Dans sa postface, Nicolas d’Estienne d’Orves propose une lecture subtilement décodée du roman: il y voit l’autobiographie déguisée d’un artiste détourné de sa vocation et broyé par l’Histoire. Si Rebatet a été condamné à mort par un tribunal français, Pierre Tarare a été tué d’une balle perdue de son propre camp. Les deux artistes souffrent de l’incompréhension de la part de leur milieu familial et social. Au détour de sa préface, Rebatet nous propose une autre piste interprétative, d’ailleurs superposable à celle de N.E.O.: «La musique a été mon pain quotidien pendant vingt ans. Rien, je crois, n’a tenu une place plus profonde dans ma vie. Je suis peut-être un compositeur raté.» Un roman réussi comme acte de substitution à une création musicale manquée et regrettée.

Quoique le président Auriol lui eût accordé grâce en 1947, et qu’il eût été libéré dès 1952, Rebatet était littérairement bien mort après la guerre, en dépit de son talent reconnu. Découragé par la relative indifférence qui accueillit ses œuvres dans les années cinquante, il laissa en chantier deux autres romans, restés inédits, et reprit une activité de journaliste et de musicographe.

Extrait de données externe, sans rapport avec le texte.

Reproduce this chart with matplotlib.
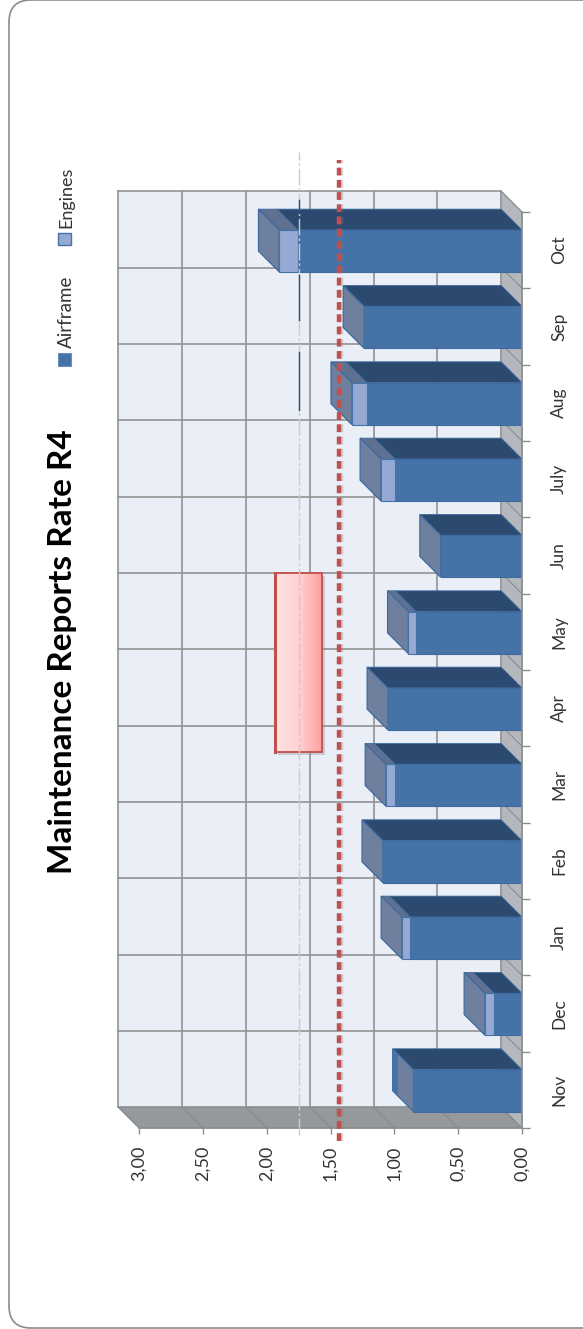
import numpy as np
import matplotlib
matplotlib.use('Agg')
from matplotlib import pyplot as plt
from matplotlib.patches import Polygon, Rectangle, FancyBboxPatch

plt.rcParams['font.family'] = ['Lato', 'DejaVu Sans']

months = ['Nov', 'Dec', 'Jan', 'Feb', 'Mar', 'Apr', 'May', 'Jun', 'July', 'Aug', 'Sep', 'Oct']
airframe = [0.85, 0.22, 0.875, 1.09, 0.995, 1.05, 0.83, 0.637, 0.995, 1.216, 1.237, 1.756]
engines = [0.0, 0.07, 0.065, 0.0, 0.07, 0.0, 0.06, 0.0, 0.11, 0.117, 0.0, 0.145]
value_ticks = [0.0, 0.5, 1.0, 1.5, 2.0, 2.5, 3.0]
limit_line = 1.43
mean_line = 1.745
# the dark bits of the thin line, seen over Oct/Sep/Aug
dark_bits = [(11.99, 12.16), (10.59, 11.17), (9.41, 10.17)]
box_values = (1.566, 1.934)
box_months = (4.93, 7.27)

W, H = 583, 1329
dv = 0.163    # depth of the fake 3d, in value units
dc = 0.2725   # same, in category units
bar_h = 0.55

fig = plt.figure(figsize=(W / 100, H / 100), dpi=100)

# frame and texts, pixel coords
bg = fig.add_axes([0, 0, 1, 1])
bg.set_xlim(0, W)
bg.set_ylim(H, 0)
bg.axis('off')
bg.add_patch(FancyBboxPatch((9, 0), 600, H - 1, boxstyle='round,pad=0,rounding_size=22',
                            fc='white', ec='#8c8c8c', lw=1.2, clip_on=False))
bg.text(63, 652, 'Maintenance Reports Rate R4', rotation=90, ha='center', va='center',
        fontsize=24, fontweight='bold', color='black')
bg.add_patch(Rectangle((58, 353), 13, 13, fc='#4572a7', ec='#6d8fbc', lw=0.8))
bg.add_patch(Rectangle((58, 233), 13, 12, fc='#95a9d3', ec='#4572a7', lw=1))
bg.text(66, 312, 'Airframe', rotation=90, ha='center', va='center', fontsize=13.5, color='#333333')
bg.text(66, 197, 'Engines', rotation=90, ha='center', va='center', fontsize=13, color='#333333')

ax = fig.add_axes([139 / W, 1 - 1128 / H, (522 - 139) / W, (1128 - 212) / H])
ax.patch.set_visible(False)

grid_c = '#929292'

# back wall
ax.add_patch(Rectangle((dv, dc), 3, 12, fc='#e9eef7', ec='none', clip_on=False, zorder=1))
for v in value_ticks:
    ax.plot([v + dv, v + dv], [dc, 12 + dc], color=grid_c, lw=1.2, clip_on=False, zorder=1.2)
for c in range(13):
    ax.plot([dv, 3 + dv], [c + dc, c + dc], color=grid_c, lw=1.2, clip_on=False, zorder=1.2)

# floor and side wall
ax.add_patch(Polygon([(0, 0), (3, 0), (3 + dv, dc), (dv, dc)], fc='#96999c', ec='#8a8d90', lw=0.6,
                     clip_on=False, zorder=1.5))
ax.add_patch(Polygon([(0, 0), (dv, dc), (dv, 12 + dc), (0, 12)], fc='#b4b8bd', ec='#8a8d90', lw=0.6,
                     clip_on=False, zorder=1.6))
for v in value_ticks:
    ax.plot([v, v + dv], [0, dc], color='#85888b', lw=0.7, clip_on=False, zorder=1.7)
for c in range(1, 13):
    ax.plot([0, dv], [c, c + dc], color='#85888b', lw=0.7, clip_on=False, zorder=1.7)

# pink box
grad = np.linspace(0, 1, 64).reshape(1, -1)
cmap = matplotlib.colors.LinearSegmentedColormap.from_list('pink', ['#ffe2e2', '#ffd2d2', '#ffa0a0'])
ax.add_patch(Rectangle((box_values[0] - 0.02, box_months[0] - 0.04), box_values[1] - box_values[0],
                       box_months[1] - box_months[0], fc='#8a8a8a', alpha=0.35, ec='none', zorder=2))
ax.imshow(grad, extent=(box_values[1], box_values[0], box_months[0], box_months[1]), cmap=cmap,
          aspect='auto', zorder=2.1)
ax.add_patch(Rectangle((box_values[0], box_months[0]), box_values[1] - box_values[0],
                       box_months[1] - box_months[0], fc='none', ec='#c0504d', lw=1.3, zorder=2.2))
ax.plot([box_values[1], box_values[1]], box_months, color='#c0504d', lw=2.2, zorder=2.3)

# bars, front faces through barh
y = np.arange(12) + 0.49
total = np.array(airframe) + np.array(engines)
ax.barh(y, airframe, height=bar_h, color='#4572a7', edgecolor='#3d6a9f', lw=0.8, zorder=4)
ax.barh(y, engines, left=airframe, height=bar_h, color='#95a9d3', edgecolor='#4572a7', lw=0.8, zorder=4)

for i in range(12):
    top = y[i] + bar_h / 2
    bot = y[i] - bar_h / 2
    a = airframe[i]
    t = total[i]
    ax.add_patch(Polygon([(0, top), (a, top), (a + dv, top + dc), (dv, top + dc)], fc='#2c4a70',
                         ec='#3d6a9f', lw=0.6, clip_on=False, zorder=3.5))
    if engines[i] > 0:
        ax.add_patch(Polygon([(a, top), (t, top), (t + dv, top + dc), (a + dv, top + dc)], fc='#5f7090',
                             ec='#3d6a9f', lw=0.6, clip_on=False, zorder=3.5))
    ax.add_patch(Polygon([(t, bot), (t, top), (t + dv, top + dc), (t + dv, bot + dc)], fc='#6f7f9e',
                         ec='#3d6a9f', lw=0.9, clip_on=False, zorder=3.6))

# Nov end face has a blue strip on its outer side
ax.add_patch(Polygon([(total[0] + dv, y[0] - bar_h / 2 + dc), (total[0] + dv, y[0] + bar_h / 2 + dc),
                      (total[0] + dv - 0.04, y[0] + bar_h / 2 + dc - 0.07), (total[0] + dv - 0.04, y[0] - bar_h / 2 + dc - 0.07)],
                     fc='#4572a7', ec='none', clip_on=False, zorder=3.7))

# reference lines
ax.plot([mean_line, mean_line], [-0.09, 12.79], color='#cccccc', lw=1, ls=(0, (12, 2, 2, 2)),
        clip_on=False, zorder=5)
for lo, hi in dark_bits:
    ax.plot([mean_line, mean_line], [lo, hi], color='#2c4a70', lw=1, clip_on=False, zorder=5.1)
ax.plot([limit_line - 0.016, limit_line - 0.016], [-0.17, 12.68], color='#808080', alpha=0.3, lw=3.2,
        ls=(0, (1.75, 1.0)), dash_capstyle='butt', clip_on=False, zorder=5.9)
ax.plot([limit_line, limit_line], [-0.17, 12.68], color='#c0504d', lw=3.2,
        ls=(0, (1.75, 1.0)), dash_capstyle='butt', clip_on=False, zorder=6)

# axes
ax.set_xlim(3, 0)
ax.set_ylim(0, 12)
ax.set_xticks(value_ticks)
for s in ['left', 'top']:
    ax.spines[s].set_visible(False)
for s in ['bottom', 'right']:
    ax.spines[s].set_color('#8c8c8c')
    ax.spines[s].set_zorder(4.5)
    ax.spines[s].set_linewidth(1.2)
ax.set_xticklabels([('%.2f' % v).replace('.', ',') for v in value_ticks])
ax.yaxis.tick_right()
ax.set_yticks(range(13))
ax.set_yticklabels([])
ax.set_yticks(np.arange(12) + 0.5, labels=months, minor=True)
ax.tick_params(axis='y', which='major', length=6, color='#8c8c8c', width=1)
ax.tick_params(axis='y', which='minor', length=0, pad=21)
ax.tick_params(axis='x', length=4, color='#8c8c8c', width=1, pad=8.5)
for t in ax.get_xticklabels():
    t.set_rotation(90)
    t.set_ha('center')
    t.set_fontsize(13)
    t.set_color('#333333')
for t in ax.get_yticklabels(minor=True):
    t.set_rotation(90)
    t.set_va('center')
    t.set_ha('left')
    t.set_fontsize(12.5)
    t.set_color('#333333')

fig.savefig('out.png', dpi=100)
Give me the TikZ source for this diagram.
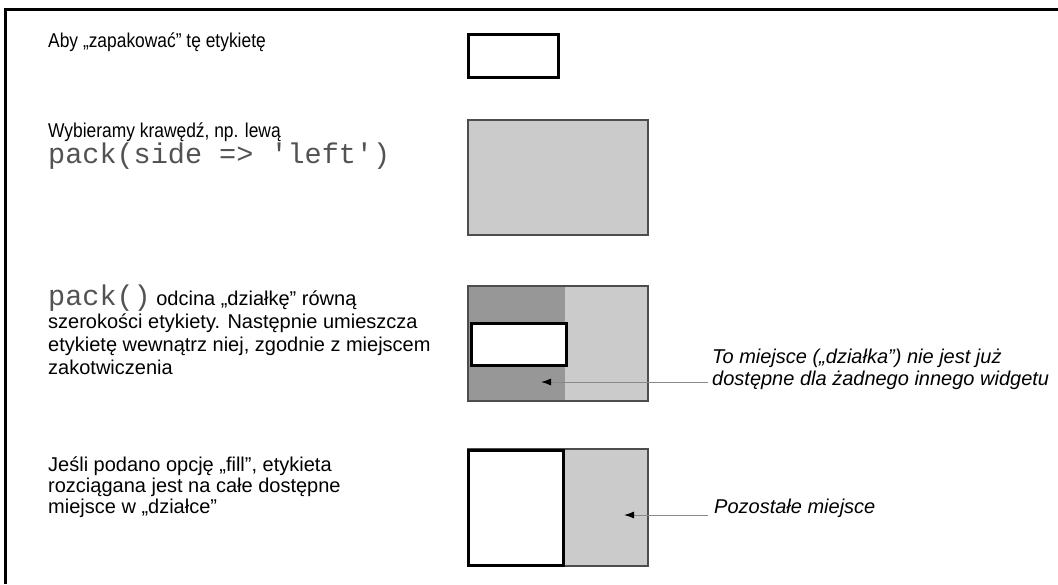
\documentclass[tikz,border=0pt]{standalone}
\usepackage{fontspec}
\setmainfont{Liberation Sans}
\setmonofont{Liberation Mono}
\newfontfamily\narrowfont[FakeStretch=0.87]{Liberation Sans}
\usetikzlibrary{arrows.meta}
\definecolor{lightfill}{HTML}{CBCBCB}
\definecolor{darkfill}{HTML}{979797}
\definecolor{edge}{HTML}{4D4D4D}
\definecolor{pointerline}{HTML}{8A8A8A}
\newcommand{\codefont}{\fontsize{28.5}{28.5}\selectfont\ttfamily\color{black!68}}
\begin{document}
\begin{tikzpicture}[x=1pt,y=-1pt,
  small/.style={anchor=base west, inner sep=0pt, align=left,
    font=\fontsize{20}{22}\selectfont\narrowfont},
  txt/.style={anchor=base west, inner sep=0pt, align=left,
    font=\fontsize{20}{22.7}\selectfont},
  note/.style={anchor=base west, inner sep=0pt, align=left,
    font=\fontsize{20}{22}\selectfont\itshape},
  area/.style={draw=edge, line width=1.5pt, minimum width=180pt, minimum height=115pt,
    anchor=north west, inner sep=0pt},
  lbl/.style={draw=black, line width=3pt, fill=white, anchor=north west, inner sep=0pt},
  pointer/.style={draw=pointerline, line width=1pt, -{Latex[black,length=10pt,width=7pt]}}
]
\useasboundingbox (0,0) rectangle (1058,584);
% frame
\draw[line width=3pt] (1058,9) -- (5,9) -- (5,584);

% row 1
\node[small] (t1) at (48,47) {Aby „zapakować” tę etykietę};
\node[lbl, minimum width=90pt, minimum height=43pt] (lab1) at (467,33) {};

% row 2
\node[small] (t2) at (48,137) {Wybieramy krawędź, np. lewą};
\node[anchor=base west, inner sep=0pt, font=\codefont] (c2) at (48,163) {pack(side => 'left')};
\node[area, fill=lightfill] (space2) at (467,119) {};

% row 3
\node[txt] (t3) at (48,374) {{\codefont pack()} odcina „działkę” równą\\
szerokości etykiety. Następnie umieszcza\\
etykietę wewnątrz niej, zgodnie z miejscem\\
zakotwiczenia};
\node[area, fill=lightfill] (space3) at (467,285) {};
\fill[darkfill] (space3.north west) rectangle ([xshift=98pt]space3.south west);
\node[area] (space3b) at (467,285) {};
\node[lbl, minimum width=95pt, minimum height=42pt] (lab3) at (470,322) {};
\node[note] (n3) at (712,385) {To miejsce („działka”) nie jest już\\dostępne dla żadnego innego widgetu};
\coordinate (p3s) at (708,382);
\coordinate (p3e) at (541,382);
\draw[pointer] (p3s) -- (p3e);

% row 4
\node[txt, font=\fontsize{20}{21}\selectfont] (t4) at (48,513) {Jeśli podano opcję „fill”, etykieta\\
rozciągana jest na całe dostępne\\
miejsce w „działce”};
\node[area, fill=lightfill, minimum height=117pt] (space4) at (467,448) {};
\node[lbl, minimum width=95pt, minimum height=115pt] (lab4) at (467,449) {};
\node[note] (n4) at (714,513) {Pozostałe miejsce};
\coordinate (p4s) at (708,515);
\coordinate (p4e) at (624,515);
\draw[pointer] (p4s) -- (p4e);
\end{tikzpicture}
\end{document}
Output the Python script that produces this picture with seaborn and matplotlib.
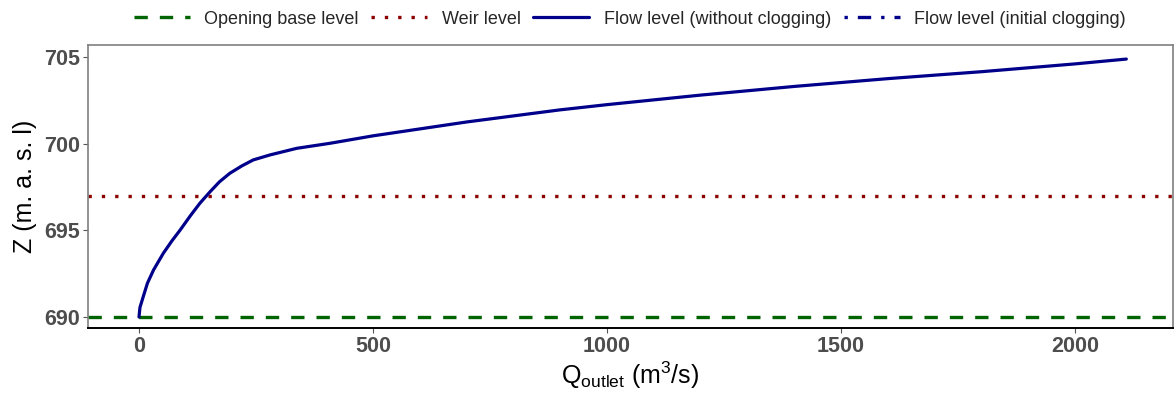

Les Epis mûrs n’égalent pas, tant s’en faut, Les Deux étendards et laissent l’impression de l’ébauche d’une grande œuvre qui n’a pas été réalisée. Malgré ce sentiment d’inachèvement, Rebatet tient une place honorable au milieu des rares écrivains qui ont su parler de musique: Proust, Romain Rolland, Hesse, Thomas Mann…

Notes:

Référence: Lucien Rebatet, Les Epis mûrs, avant-propos et postface inédits de l’auteur; préface, notes et commentaires de Nicolas d’Estienne d’Orves, Paris, Le Dilettante, 2011, 381 p. 1re édition, Gallimard, 1954.